5. How and why were the “anti-art” Fluxfilms reactions against the avant-garde films of Stan Brakhage and Kenneth Anger. [Hint: Think about Fluxus in relation to earlier anti-art such as Dada, and Marcel Duchamp's "Fountain."]

They emulated old Hollywood films and sight gags that were used in old Chaplain films and other slapstick comedies. They also use the space of the film and overall just use it in ways that slightly poke fun at the others, they aren't trying to be entirely serious and introspective, but rather ironic. They also replaced the super personal aspects of Anger and Brakhage's films with things that were more institutional, or nothing at all.
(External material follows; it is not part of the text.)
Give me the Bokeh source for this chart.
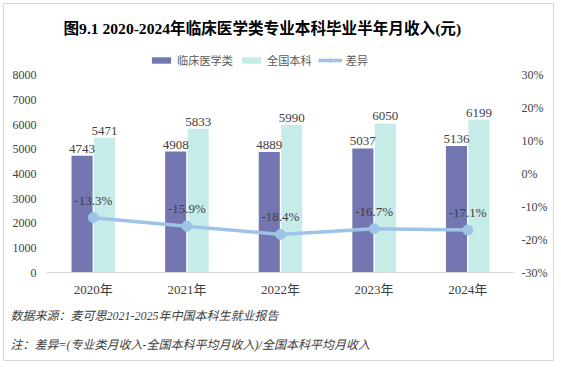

6. What does Jenkins mean by the democratization of production in the Fluxfilms?

He means that things could easily be reproduced, and instead of slaving for hours over a few frames (like Anger or Brakhage) they could produce film 'by the yard'.

7. Why does Jenkins argue that Nam June Paik’s Zen for Film “fixed the material and aesthetic terms for the production of subsequent Fluxfilms”? How does it use the materials of the cinema? What kind of aesthetic experience does it offer?

It showed that one didn't have to have much of anything to create a film. Just some clear leader and some dust and the film could make itself. It uses the materials of the cinema by using a projector, some clear leader film, and waiting to see what you see... something different everytime.